As UUs, we often stand vulnerable to the certainties and the pressures of the dominant culture, the certainties of the oppressive beliefs, policies and systems that critique and/or dismiss us. As UUs we have encouraged the words of Robert Weston when he says “Cherish Your Doubts, Doubt is to the Wise as a staff is to the Blind, for Doubt is the Attendant of Truth.
As UUs we at least try in Principle, more specifically our 7 Principles (and the 8th and the proposed revision to Article 2; I’ll speak about those next time I am here) to question certainties and authorities, to pass them through fires of doubt and reason and love; we strive to embrace our vulnerabilities and recognize our evolution of Principles and Values to serve humanity and thereby the Biosphere we inhabit.
Pem Chodron: “Do I prefer to grow up and relate to life directly, i.e. the uncertainty of vulnerability, or do I choose to live and die in fear?
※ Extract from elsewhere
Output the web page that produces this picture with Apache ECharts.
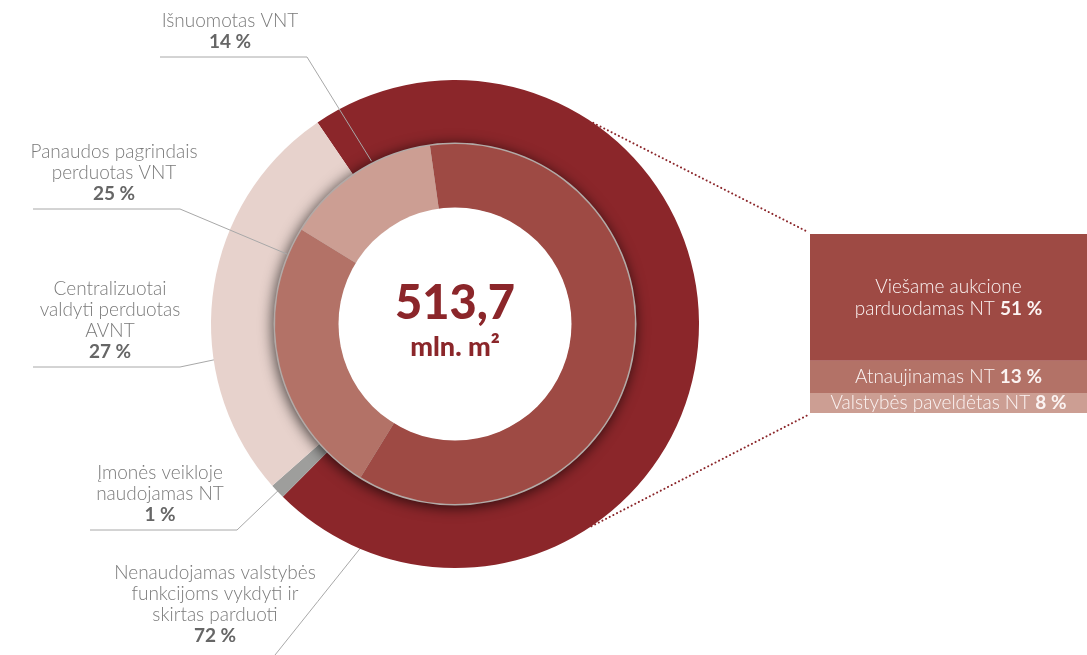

How can we contribute to reducing the deficit in emotional education in the human world, the deficit that weakens our ability to use our ability to affirm life, instead of undermining life? For all the technological advances being proposed to save the Biosphere and humanity with it, all of them are meaningless without healthy, global advances in Emotional Education. Our vulnerability will ultimately be the source of our failure and not of our salvation, without the courage to prioritize emotional maturity. If we, the members of the human species, choose to be warriors who hear the cries of the world, still have enough time on this planet we must make emotional maturity be the heart of our human education. Vulnerability will either nurture humanity or dissolve it. And as the reading from the School of Life underscores, this has everything to do with mastering that improbably complicated subject: Love. And I will speak more directly to that when I come back on March 19 and talk about the 8th Principle and the Proposed Revision of Article 2 of the UUA, of which most UU Congregations, including this one, are part and party to.